Topic Tracking: Religion 1

He wakes up to an argument out on the street. He puts on his robe and goes downstairs. His concierge, Madame Duzinell, who had also been woken up, is very angry. She tells Jake that there is some awful woman here to see him. Jake hears Brett's voice, and asks the concierge to send her up. It's quarter past four in the morning, but Brett does not apologize for coming over, and asks for a drink. She's just left the count. She likes the count; he has lots of money from a chain of sweet shops he runs. She tells Jake the count offered her ten thousand dollars to go to Biarritz with him. She told him she knew too many people at Biarritz to go there with him, and she turned down his offer of several other places too. She tells Jake not to worry; the count knows she's in love with Jake. She told him so.
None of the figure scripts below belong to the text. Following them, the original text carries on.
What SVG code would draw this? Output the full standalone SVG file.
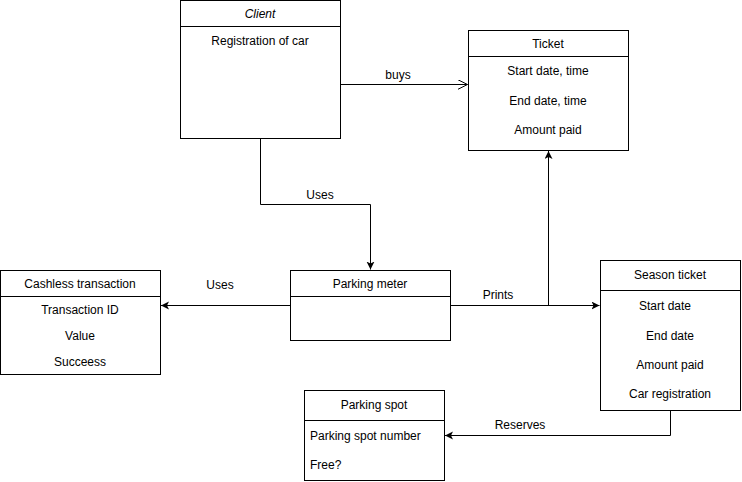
<svg xmlns="http://www.w3.org/2000/svg" width="742" height="482" viewBox="0 0 742 482">
<style>
.box{fill:#fff;stroke:#000;stroke-width:1}
.ln{fill:none;stroke:#000;stroke-width:1}
text{font-family:"Liberation Sans",Arial,sans-serif;font-size:12px;fill:#000}
.c{text-anchor:middle}
</style>
<defs>
<marker id="fill" markerWidth="10" markerHeight="10" refX="8" refY="4" orient="auto" markerUnits="userSpaceOnUse">
<path d="M0,0 L8,4 L0,8 L2,4 Z" fill="#000"/>
</marker>
<marker id="open" markerWidth="12" markerHeight="12" refX="10" refY="5" orient="auto" markerUnits="userSpaceOnUse">
<path d="M0,0 L10,5 L0,10" fill="none" stroke="#000"/>
</marker>
</defs>
<rect width="742" height="482" fill="#fff"/>
<g id="connectors">
<path class="ln" d="M340.5,84.5 H467.5" marker-end="url(#open)"/>
<text class="c" x="398" y="79">buys</text>
<path class="ln" d="M260.5,138.5 V204.5 H370.5 V269.5" marker-end="url(#fill)"/>
<text class="c" x="320" y="199">Uses</text>
<path class="ln" d="M290.5,305.5 H161" marker-end="url(#fill)"/>
<text class="c" x="220" y="289">Uses</text>
<path class="ln" d="M450.5,305.5 H599.5" marker-end="url(#fill)"/>
<path class="ln" d="M548.5,305.5 V151" marker-end="url(#fill)"/>
<text class="c" x="498" y="299">Prints</text>
<path class="ln" d="M670.5,410.5 V435.5 H445" marker-end="url(#fill)"/>
<text class="c" x="520" y="429">Reserves</text>
</g>
<g id="client">
<rect class="box" x="180.5" y="0.5" width="160" height="138"/>
<path class="ln" d="M180.5,26.5 H340.5"/>
<text class="c" x="260" y="18" font-style="italic">Client</text>
<text class="c" x="260" y="45">Registration of car</text>
</g>
<g id="ticket">
<rect class="box" x="468.5" y="30.5" width="160" height="120"/>
<path class="ln" d="M468.5,56.5 H628.5"/>
<text class="c" x="548" y="48">Ticket</text>
<text class="c" x="548" y="75">Start date, time</text>
<text class="c" x="548" y="105">End date, time</text>
<text class="c" x="548" y="134">Amount paid</text>
</g>
<g id="parking-meter">
<rect class="box" x="290.5" y="270.5" width="160" height="70"/>
<path class="ln" d="M290.5,296.5 H450.5"/>
<text class="c" x="370" y="288">Parking meter</text>
</g>
<g id="cashless">
<rect class="box" x="0.5" y="270.5" width="160" height="104"/>
<path class="ln" d="M0.5,296.5 H160.5"/>
<text class="c" x="80" y="288">Cashless transaction</text>
<text class="c" x="80" y="314">Transaction ID</text>
<text class="c" x="80" y="340">Value</text>
<text class="c" x="80" y="366">Succeess</text>
</g>
<g id="season-ticket">
<rect class="box" x="600.5" y="260.5" width="140" height="150"/>
<path class="ln" d="M600.5,290.5 H740.5"/>
<text class="c" x="670" y="279">Season ticket</text>
<text class="c" x="665" y="310">Start date</text>
<text class="c" x="670" y="340">End date</text>
<text class="c" x="670" y="369">Amount paid</text>
<text class="c" x="670" y="398">Car registration</text>
</g>
<g id="parking-spot">
<rect class="box" x="304.5" y="390.5" width="140" height="90"/>
<path class="ln" d="M304.5,420.5 H444.5"/>
<text class="c" x="374" y="409">Parking spot</text>
<text x="310" y="440">Parking spot number</text>
<text x="310" y="469">Free?</text>
</g>
</svg>
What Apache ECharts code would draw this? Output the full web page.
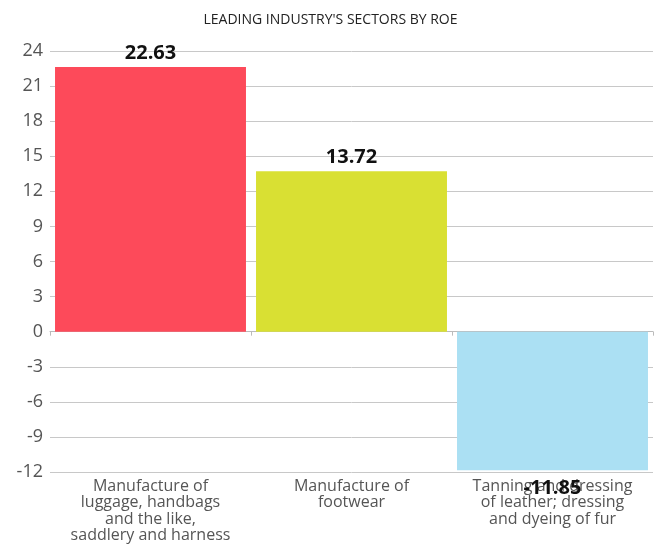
<!DOCTYPE html>
<html>
<head>
<meta charset="utf-8">
<script src="https://cdn.jsdelivr.net/npm/echarts@6/dist/echarts.min.js"></script>
<style>
  html, body { margin: 0; padding: 0; background: #fff; }
  #chart { width: 661px; height: 548px; }
</style>
</head>
<body>
<div id="chart"></div>
<script>
const chartTitle = "LEADING INDUSTRY'S SECTORS BY ROE";

const sectors = [
    'Manufacture of\nluggage, handbags\nand the like,\nsaddlery and harness',
    'Manufacture of\nfootwear',
    'Tanning and dressing\nof leather; dressing\nand dyeing of fur'
];
const roeValues = [22.63, 13.72, -11.85];
const barColors = ['#fd4a5a', '#d9e033', '#abe0f3'];

const yMin = -12;
const yMax = 24;
const yStep = 3;

const font = '"Open Sans", "Noto Sans", sans-serif';

const chart = echarts.init(document.getElementById('chart'));

const barData = roeValues.map((v, i) => ({
    value: v,
    itemStyle: { color: barColors[i] },
    label: { position: v < 0 ? 'bottom' : 'top', distance: v < 0 ? 8 : 4 }
}));

chart.setOption({
    animation: false,
    title: {
        text: chartTitle,
        left: 'center',
        top: 8,
        textStyle: { fontFamily: font, fontSize: 14, fontWeight: 'normal', color: '#222' }
    },
    grid: { left: 50, right: 8, top: 51, bottom: 76 },
    xAxis: [
        {
            type: 'category',
            data: sectors,
            position: 'bottom',
            axisLine: { show: false, onZero: false },
            axisTick: { show: false },
            axisLabel: {
                interval: 0,
                color: '#555',
                fontFamily: font,
                fontSize: 16,
                lineHeight: 16.5,
                margin: 6
            }
        },
        {
            type: 'category',
            data: sectors,
            position: 'bottom',
            axisLine: { show: true, onZero: true, lineStyle: { color: '#bbb', width: 1 } },
            axisTick: { show: true, length: 4, lineStyle: { color: '#bbb' } },
            axisLabel: { show: false }
        }
    ],
    yAxis: {
        type: 'value',
        min: yMin,
        max: yMax,
        interval: yStep,
        axisLine: { show: false },
        axisTick: { show: false },
        splitLine: { lineStyle: { color: '#c8c8c8', width: 1 } },
        axisLabel: {
            color: '#555',
            fontFamily: font,
            fontSize: 18,
            margin: 7
        }
    },
    series: [
        {
            type: 'bar',
            xAxisIndex: 0,
            data: barData,
            barCategoryGap: '5%',
            label: {
                show: true,
                color: '#111',
                fontFamily: font,
                fontSize: 20,
                fontWeight: 'bold',
                formatter: p => p.value.toFixed(2)
            }
        }
    ]
});
</script>
</body>
</html>
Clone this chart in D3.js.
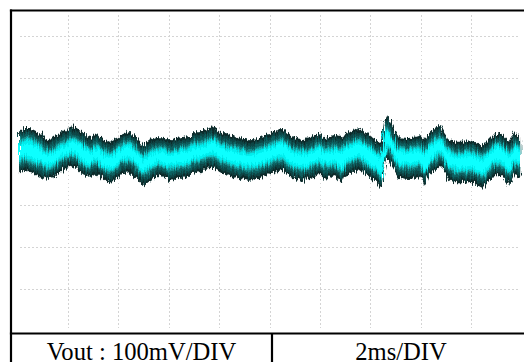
<!DOCTYPE html>
<html><head><meta charset="utf-8">
<script src="https://cdn.jsdelivr.net/npm/d3@7"></script>
<style>html,body{margin:0;padding:0;background:#fff;}svg{display:block;}</style>
</head><body>
<svg id="c" width="524" height="362"></svg>
<script>
// time (ms) of each read point
const timeMs = [0.06,0.29,0.49,0.89,1.17,1.40,1.68,1.92,2.00,2.08,2.28,2.60,2.87,3.15,3.39,3.67,3.99,4.18,4.46,4.75,4.98,5.25,5.53,5.77,6.05,6.25,6.44,6.84,6.96,7.25,7.52,7.75,8.03,8.43,8.83,9.22,9.62,10.10,10.49,10.89,11.29,11.68,11.96,12.20,12.60,12.88,13.00,13.27,13.55,13.95,14.22,14.38,14.46,14.54,14.66,14.78,14.94,15.13,15.53,15.93,16.17,16.33,16.57,16.76,16.96,17.12,17.40,17.63,17.95,18.15,18.43,18.55,18.75,18.95,19.15,19.34,19.50,19.74,19.94];
// upper envelope (mV)
const vTop = [75,82,82,70,53,58,70,77,75,87,84,70,58,70,53,49,60,70,75,58,41,53,60,60,53,58,60,63,72,72,79,87,72,65,58,53,60,72,82,60,53,60,70,58,65,60,70,75,82,65,53,46,51,96,110,96,77,60,58,65,53,70,82,89,70,53,49,49,53,49,41,46,58,70,70,60,49,72,60];
// lower envelope (mV)
const vBot = [-23,-18,-23,-34,-41,-37,-23,-13,-18,-8,-13,-30,-37,-25,-41,-49,-37,-25,-23,-41,-56,-44,-32,-34,-44,-39,-37,-34,-25,-23,-15,-11,-23,-32,-39,-44,-37,-25,-18,-37,-44,-37,-27,-39,-32,-51,-32,-25,-18,-34,-46,-58,-63,-30,11,-1,-18,-37,-39,-34,-56,-30,-18,-8,-23,-41,-49,-49,-46,-51,-60,-56,-41,-30,-30,-39,-56,-27,-37];
const xTicks = [2,4,6,8,10,12,14,16,18];
const yTicks = [-300,-200,-100,0,100,200,300];
const labelLeft = "Vout : 100mV/DIV";
const labelRight = "2ms/DIV";

const svg = d3.select("#c");
const x = d3.scaleLinear().domain([0,20]).range([17.6,521.6]);
const y = d3.scaleLinear().domain([-300,300]).range([289,36]);

const defs = svg.append("defs");
defs.append("clipPath").attr("id","plot").append("rect")
  .attr("x",12).attr("y",12).attr("width",512).attr("height",320);
const f = defs.append("filter").attr("id","fuzz")
  .attr("x","-2%").attr("y","-30%").attr("width","104%").attr("height","160%");
f.append("feTurbulence").attr("type","fractalNoise").attr("baseFrequency","0.9 0.07")
  .attr("numOctaves",2).attr("seed",7).attr("result","n");
f.append("feDisplacementMap").attr("in","SourceGraphic").attr("in2","n")
  .attr("scale",9).attr("xChannelSelector","R").attr("yChannelSelector","G");

// grid
const gx = svg.append("g").attr("transform","translate(0,15)")
  .call(d3.axisTop(x).tickValues(xTicks).tickSize(-313).tickFormat(""));
const gy = svg.append("g").attr("transform","translate(20,0)")
  .call(d3.axisLeft(y).tickValues(yTicks).tickSize(-500).tickFormat(""));
[gx,gy].forEach(g=>{
  g.select(".domain").remove();
  g.selectAll(".tick line").attr("stroke","#d4d4d4").attr("stroke-width",1)
    .attr("stroke-dasharray","1.5,2.5").attr("shape-rendering","crispEdges");
});

// waveform band
const data = timeMs.map((t,i)=>({t, hi:vTop[i], lo:vBot[i]}));
const band = svg.append("g").attr("clip-path","url(#plot)")
  .append("g").attr("filter","url(#fuzz)");
const layers = [
  {inset:0, fill:"#082c2c"},
  {inset:3, fill:"#0c4444"},
  {inset:6, fill:"#106060"},
  {inset:9, fill:"#148c8c"},
  {inset:11, fill:"#10c4c4"},
  {inset:13, fill:"#00eeee"},
  {inset:16, fill:"#10ffff"}
];
layers.forEach(L=>{
  const area = d3.area()
    .x(d=>x(d.t))
    .y0(d=>{const a=y(d.lo)-L.inset, b=y(d.hi)+L.inset; return Math.max(a,(a+b)/2);})
    .y1(d=>{const a=y(d.lo)-L.inset, b=y(d.hi)+L.inset; return Math.min(b,(a+b)/2);});
  band.append("path").datum(data).attr("d",area).attr("fill",L.fill);
});

// frame
const ln = (x1,y1,x2,y2)=>svg.append("line").attr("x1",x1).attr("y1",y1).attr("x2",x2).attr("y2",y2)
  .attr("stroke","#000").attr("stroke-width",2.2);
ln(9.9,10.5,524,10.5);
ln(11,9.5,11,362);
ln(9.9,333.5,524,333.5);
ln(272,333,272,362);

svg.append("text").attr("x",141.5).attr("y",360).attr("text-anchor","middle")
  .attr("font-family","Liberation Serif, Times New Roman, serif").attr("font-size",24.6)
  .attr("fill","#000").text(labelLeft);
svg.append("text").attr("x",401).attr("y",360).attr("text-anchor","middle")
  .attr("font-family","Liberation Serif, Times New Roman, serif").attr("font-size",24.6)
  .attr("fill","#000").text(labelRight);
</script>
</body></html>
Brett changes the subject, and tells him the count offered to drive them to dinner tomorrow night. Jake agrees to go. Brett gets up to leave, and tells Jake that the count is waiting in his car up the street. She asks Jake to come along, but he has to work in the morning, and it nearly is morning. They kiss, and Jake tells her not to go, but Brett says she has to. They kiss again, and Jake looks out the window and watches Brett get into the car. Then he looks at the two lonely glasses on his table. He thinks disgustedly to himself:

"This was Brett that I had felt like crying about. Then I thought of her walking up the street and stepping into the car, as I had last seen her, and of course in a little while I felt like hell again. It is awfully easy to be hard-boiled about everything in the daytime, but at night is another thing." Chapter 4, pg. 34

Even when she treats him poorly, Jake cannot help but love her.